John Strang


Ultra-portable fast-dispersal buccal naloxone tablets for constant carriage: Can they be manufactured? Are they acceptable and valued by users and family members?


Background: Naloxone nasal spray has been an important development, opening pathways for the introduction of take-home naloxone (THN) to new countries (e.g. Sweden) and to the wider workforce (e.g. police). However, it has limitations. It assumes healthy nasal mucosa (consider colds, hayfever, drug-related scarring, overdose-induced vomitus). It is also moderately bulky, contributing to reported poor naloxone carriage rates.

With university pharmaceutical sciences partners, we have produced rapid-dispersal wafer formulations (Alqurshi et al, Molecular Therapeutics, 2016). But this is of little value whilst languishing on a university laboratory bench.

Funding approval has been secured to task manufacturers to test feasibility to produce rapid-dispersal tablets in a credit-card-sized format to achieve high carriage rates, to liaise with the Medicines and Healthcare products Regulatory Agency (MHRA), and to investigate end-user acceptability.
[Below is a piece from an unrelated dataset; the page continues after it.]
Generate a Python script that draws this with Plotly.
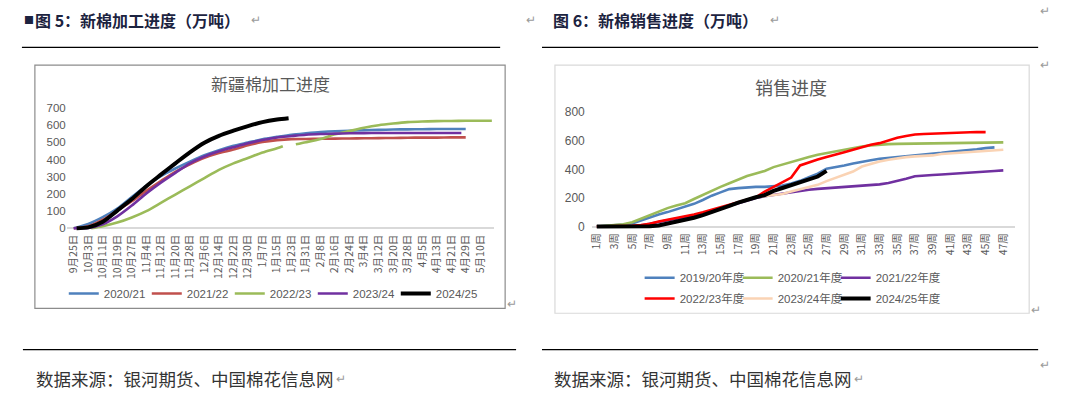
import plotly.graph_objects as go

W, H = 1078, 399
def fx(x): return x / W
def fy(y): return 1 - y / H

# ---------------- Left chart data (x in tick-index units) ----------------
left_ticks = ["9月25日", "10月3日", "10月11日", "10月19日", "10月27日", "11月4日", "11月12日",
              "11月20日", "11月28日", "12月6日", "12月14日", "12月22日", "12月30日", "1月7日",
              "1月15日", "1月23日", "1月31日", "2月8日", "2月16日", "2月24日", "3月4日", "3月12日",
              "3月20日", "3月28日", "4月5日", "4月13日", "4月21日", "4月29日", "5月10日"]

l2021_x = list(range(0, 28))
l2021_y = [0, 25, 65, 115, 182, 247, 304, 348, 388, 425, 455, 480, 499, 518, 532, 545, 553, 560,
           565, 568, 571, 573, 575, 576, 577, 578, 578, 578]

l2122_x = list(range(0, 28))
l2122_y = [0, 11, 50, 103, 157, 218, 275, 329, 372, 410, 438, 458, 483, 502, 513, 519, 520, 521,
           522, 523, 524, 525, 526, 527, 528, 528, 529, 529]

l2223_x = [1.2, 2, 3, 4, 5, 6, 7, 8, 9, 10, 11, 12, 13, 14, 14.4, None, 15.3, 16, 17, 18, 19, 20,
           21, 22, 23, 24, 25, 26, 27, 28, 28.8]
l2223_y = [0, 12, 33, 63, 100, 148, 196, 244, 292, 340, 378, 409, 441, 466, 478, None, 489, 501,
           520, 547, 566, 585, 600, 610, 618, 622, 624, 625, 626, 626, 626]

l2324_x = list(range(0, 27)) + [26.7]
l2324_y = [0, 2, 23, 69, 132, 203, 266, 323, 378, 418, 448, 472, 495, 514, 529, 537, 545, 549,
           551, 553, 554, 555, 555, 555, 555, 555, 555, 555]

l2425_x = [0.2, 1, 2, 3, 4, 5, 6, 7, 8, 9, 10, 11, 12, 13, 14, 14.8]
l2425_y = [0, 5, 38, 103, 170, 245, 312, 378, 442, 498, 538, 568, 595, 618, 633, 641]

left_names = ["2020/21", "2021/22", "2022/23", "2023/24", "2024/25"]
left_colors = ["#4f81bd", "#c0504d", "#9bbb59", "#7030a0", "#000000"]

# ---------------- Right chart data (weeks) ----------------
r_weeks = list(range(1, 48))
r_week_labels = [f"{w}周" for w in r_weeks]

r1920 = [0, 3, 9, 14, 21, 44, 67, 85, 101, 120, 136, 159, 186, 216, 239, 262, 269, 276, 278, 278,
         280, 287, 301, 320, 345, 370, 405, 415, 428, 441, 455, 464, 474, 480, 485, 490, 494, 501,
         508, 516, 524, 528, 533, 541, 549, 554]
r2021 = [0, 4, 9, 16, 30, 55, 78, 101, 129, 147, 163, 193, 223, 250, 278, 303, 331, 354, 372, 389,
         416, 434, 455, 471, 487, 503, 515, 526, 538, 549, 561, 568, 575, 577, 579, 580, 582, 583,
         584, 584, 584, 584, 584, 586, 589, 589, 589]
r2122 = [0, 0, 0, 2, 4, 8, 18, 32, 44, 54, 64, 76, 90, 108, 126, 146, 166, 185, 200, 212, 222, 232,
         242, 252, 258, 264, 268, 272, 275, 278, 282, 287, 295, 305, 318, 335, 352, 359, 361, 364,
         369, 372, 376, 380, 385, 389, 393]
r2223 = [0, 0, 0, 2, 5, 10, 20, 36, 48, 60, 70, 84, 100, 118, 136, 154, 170, 186, 205, 244, 278,
         308, 343, 428, 451, 469, 487, 501, 520, 538, 556, 572, 584, 605, 622, 634, 644, 648, 651,
         654, 657, 660, 662, 662, 661]
r2324 = [0, 0, 0, 0, 0, 0, 2, 8, 20, 32, 46, 62, 80, 100, 122, 145, 168, 190, 205, 212, 221, 228,
         245, 260, 275, 292, 318, 340, 360, 385, 420, 440, 455, 468, 478, 486, 491, 494, 498, 508,
         513, 518, 522, 526, 530, 534, 538]
r2425 = [0, 0, 0, 0, 0, 0, 2, 8, 20, 32, 46, 62, 80, 100, 122, 145, 168, 190, 205, 220, 250, 270,
         290, 308, 330, 350, 390]

right_names = ["2019/20年度", "2020/21年度", "2021/22年度", "2022/23年度", "2023/24年度", "2024/25年度"]
right_colors = ["#4f81bd", "#9bbb59", "#7030a0", "#ff0000", "#fad3b4", "#000000"]

FONT = "Liberation Sans, Noto Sans CJK SC, sans-serif"
CJK = "Noto Sans CJK SC, sans-serif"
GRAY = "#595959"

fig = go.Figure()

left_series = [(l2021_x, l2021_y), (l2122_x, l2122_y), (l2223_x, l2223_y),
               (l2324_x, l2324_y), (l2425_x, l2425_y)]
for (xs, ys), name, col in zip(left_series, left_names, left_colors):
    fig.add_trace(go.Scatter(
        x=xs, y=ys, name=name, mode="lines",
        line=dict(color=col, width=4 if col == "#000000" else 2.6, shape="spline", smoothing=0.8),
        xaxis="x", yaxis="y", legend="legend", connectgaps=False, hoverinfo="skip"))

right_series = [r1920, r2021, r2122, r2223, r2324, r2425]
for i, (ys, name, col) in enumerate(zip(right_series, right_names, right_colors)):
    fig.add_trace(go.Scatter(
        x=r_weeks[:len(ys)], y=ys, name=name, mode="lines",
        line=dict(color=col, width=4 if col == "#000000" else 2.6),
        xaxis="x2", yaxis="y2", legend="legend2" if i < 3 else "legend3", hoverinfo="skip"))

# empty legend spacers so the last legend label of each row is not clipped
for lg in ("legend2", "legend3"):
    fig.add_trace(go.Scatter(x=[None], y=[None], name="", mode="lines",
                             line=dict(width=0, color="rgba(0,0,0,0)"),
                             xaxis="x2", yaxis="y2", legend=lg, hoverinfo="skip"))

axis_common = dict(showgrid=False, showline=False, ticks="", fixedrange=True)

fig.update_layout(
    width=W, height=H, margin=dict(l=0, r=0, t=0, b=0),
    paper_bgcolor="white", plot_bgcolor="rgba(0,0,0,0)",
    font=dict(family=FONT, color=GRAY),
    hovermode=False,
    xaxis=dict(domain=[fx(63), fx(492)], range=[-0.48, 28.96], tickmode="array",
               tickvals=list(range(len(left_ticks))), ticktext=left_ticks, tickangle=-90,
               tickfont=dict(size=10.5, color=GRAY, family=CJK), zeroline=False, anchor="y",
               **axis_common),
    yaxis=dict(domain=[fy(233.2), fy(100.7)], range=[-20, 740], tickmode="array",
               tickvals=[0, 100, 200, 300, 400, 500, 600, 700],
               tickfont=dict(size=11.5, color=GRAY), zeroline=True, zerolinecolor="#d9d9d9",
               zerolinewidth=2, anchor="x", **axis_common),
    xaxis2=dict(domain=[fx(590), fx(1015)], range=[0.436, 48.35], tickmode="array",
                tickvals=r_weeks[::2], ticktext=r_week_labels[::2], tickangle=-90,
                tickfont=dict(size=10.5, color=GRAY, family=CJK), zeroline=False, anchor="y2",
                **axis_common),
    yaxis2=dict(domain=[fy(231.6), fy(107.6)], range=[-25, 830], tickmode="array",
                tickvals=[0, 200, 400, 600, 800], tickfont=dict(size=12, color=GRAY),
                zeroline=True, zerolinecolor="#d9d9d9", zerolinewidth=2, anchor="x2",
                ticklabelstandoff=6, **axis_common),
    legend=dict(orientation="h", x=fx(60), y=fy(296), xanchor="left", yanchor="middle",
                bgcolor="rgba(0,0,0,0)", font=dict(size=11.5, color=GRAY),
                entrywidth=38, entrywidthmode="pixels", tracegroupgap=0),
    legend2=dict(orientation="h", x=fx(638), y=fy(280), xanchor="left", yanchor="middle",
                 bgcolor="rgba(0,0,0,0)", font=dict(size=11.5, color=GRAY),
                 entrywidth=53, entrywidthmode="pixels"),
    legend3=dict(orientation="h", x=fx(638), y=fy(301), xanchor="left", yanchor="middle",
                 bgcolor="rgba(0,0,0,0)", font=dict(size=11.5, color=GRAY),
                 entrywidth=53, entrywidthmode="pixels"),
)

shapes = []
def hline(x0, x1, y, color="black", width=1.3):
    shapes.append(dict(type="line", xref="paper", yref="paper", x0=fx(x0), x1=fx(x1),
                       y0=fy(y), y1=fy(y), line=dict(color=color, width=width)))
def box(x0, y0, x1, y1, color):
    shapes.append(dict(type="rect", xref="paper", yref="paper", x0=fx(x0), x1=fx(x1),
                       y0=fy(y1), y1=fy(y0), line=dict(color=color, width=1.2),
                       fillcolor="rgba(0,0,0,0)", layer="below"))

hline(18, 498, 46)
hline(540, 1038, 46)
hline(19, 514, 353)
hline(540, 1038, 353)
box(31, 64, 503, 311, "#8c8c8c")
box(553, 64, 1029, 316, "#d9d9d9")
fig.update_layout(shapes=shapes)

ann = []
def text(x, y, s, size, color, family=CJK, xanchor="left"):
    ann.append(dict(x=fx(x), y=fy(y), xref="paper", yref="paper", text=s, showarrow=False,
                    xanchor=xanchor, yanchor="middle", font=dict(size=size, color=color,
                                                                  family=family)))

NAVY = "#1c2340"
MARK = "#9a9a9a"
text(18, 18, "■", 10, NAVY)
text(29, 18, "<b>图 5：新棉加工进度（万吨）</b>", 16, NAVY)
text(246, 17, "↵", 12, MARK)
text(522, 17, "↵", 12, MARK)
text(549, 18, "<b>图 6：新棉销售进度（万吨）</b>", 16, NAVY)
text(767, 17, "↵", 12, MARK)
text(1038, 8, "↵", 12, MARK)
text(1038, 62, "↵", 12, MARK)
text(503, 305, "↵", 12, MARK)
text(1029, 311, "↵", 12, MARK)
text(1038, 367, "↵", 12, MARK)

text(267, 83, "新疆棉加工进度", 17, GRAY, xanchor="center")
text(790, 86, "销售进度", 18, GRAY, xanchor="center")

text(30, 382, "数据来源：银河期货、中国棉花信息网", 17.5, "#333333")
text(331, 381, "↵", 12, MARK)
text(550, 382, "数据来源：银河期货、中国棉花信息网", 17.5, "#333333")
text(851, 381, "↵", 12, MARK)
fig.update_layout(annotations=ann)

fig.write_html("out.html", config={"displayModeBar": False},
               post_script="document.body.style.margin='0';")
Method: A major element of work is tasking the manufacturing industry (Catalent) to establish if they can adapt ‘Zydis’ technology to produce stable rapid-dispersal tablets in the desired format at a range of naloxone doses. A second element is consultation with MHRA (through pharmaceutical company Accord) to advise on the next-step healthy-volunteer study of safety, pharmacokinetics and optimal dose, including special attention to the speed of onset and duration of action. The third element involves focus group and individual consultations with individuals with relevant lived and living experience, family members and commissioners to establish the acceptability of different formats and implementation strategies.

Conclusions: We must always look for improvements to our current valued interventions. We need partnerships to contribute different skills. Buccal rapid-dispersal naloxone could transform portability and constant availability if results are positive.